I picked up a used 440 Magnum. Seems to run fine, except that the tensioner isn't working correctly. I can turn the screw forever and it never moves forward. If I apply sideways pressure on the nub while turning the screw, it will slide forward, but not smoothly, it sort of jumps and skips. And then once the tensioner is at maximum extension, if I push it backwards with a finger, it takes very little pressure and it will slide all the way loose.

I'm going to assume something is either broken or disconnected. I'm also going to assume this part is commonly subject to breakage.

Question 1: Would anyone like to speculate from my lay-person description of the problem as to what part may be broken?

Question 2: Assuming you think you know what part needs replacing, is this a DIY job or am I likely to break other stuff and I should bring it to a shop?

Thanks in advance.
 
It sounds just like the Adjusters on the farm Tech Chinese clone saws. Just wondering next to the muffler Outlet are there numbers stamped on the case?
 
I had a neighbor replace his. He was having a similar problem. Had the nub(?) installed backwards/upsidedown. I could see the nub wasn't going into the bars hole. Easy fix.
 
Ok, pulled the metal plate off today, the threaded hole that moves along the screw had broken off inside the housing. Seems simple enough, and it's not even expensive.

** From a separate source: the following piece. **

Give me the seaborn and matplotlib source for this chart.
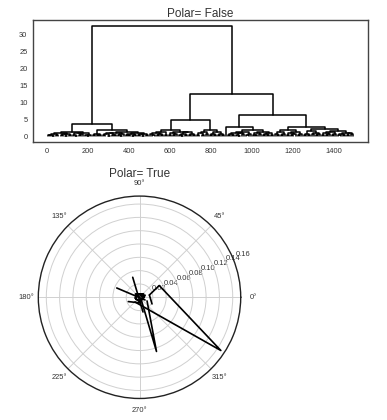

I also saw that the chain catcher was mangled beyond all repair, so I guess I'm replacing that too.

Thanks for the help!
 
Stihl did a very good job of designing a chain tensioner mechanism that is twice as complicated at it needs to be and with twice as many parts. Then they used the same design on dozens of models and thousands of saws. We have all been victimized by it at one time or another.
 
Let me preface this by saying, this is my first big boy chainsaw. I made do for my previously (more limited) needs with an el-cheapo electric one of the sort where you just buy a new one if it breaks.

I picked up a used 440 Magnum. Seems to run fine, except that the tensioner isn't working correctly. I can turn the screw forever and it never moves forward. If I apply sideways pressure on the nub while turning the screw, it will slide forward, but not smoothly, it sort of jumps and skips. And then once the tensioner is at maximum extension, if I push it backwards with a finger, it takes very little pressure and it will slide all the way loose.

I'm going to assume something is either broken or disconnected. I'm also going to assume this part is commonly subject to breakage.

Question 1: Would anyone like to speculate from my lay-person description of the problem as to what part may be broken?

Question 2: Assuming you think you know what part needs replacing, is this a DIY job or am I likely to break other stuff and I should bring it to a shop?

Thanks in advance.
Stripped and or broken screw / nub ... easy fix just take your time ... that saw will serve you well once ya whip it into shape !
 
Ended up replacing the worm gear/shaft assembly too. While it wasn't visible to the naked eye (at least not mine) when I got the new nub in there the whole assembly kept wanting to hop up once per rotation on the screw. Now it works very well.

Random bonus question. Is it normal for a saw to leak bar oil if it's left sitting on its side for a time?
 
I would have left it broken. I find it faster to adjust the chain without the tensioner. All saws will leak bar oil if left for a long enough period of time. If you don’t drain them, store them on several layers of carboard. Use the now oil soaked carboard as quick and easy fire starter.
 
Even if your tank/oiler does not leak, the bar groove generally has a good bit of oil in it just after you finish using the saw. That oil usually runs back to the saw via gravity and drips till gone. Not very much, but a few drips usually.
 
I would have left it broken. I find it faster to adjust the chain without the tensioner. All saws will leak bar oil if left for a long enough period of time. If you don’t drain them, store them on several layers of carboard. Use the now oil soaked carboard as quick and easy fire starter.

How would I tighten the chain when the nub slides backwards freely, allowing the bar to slide back and putting slack in the chain?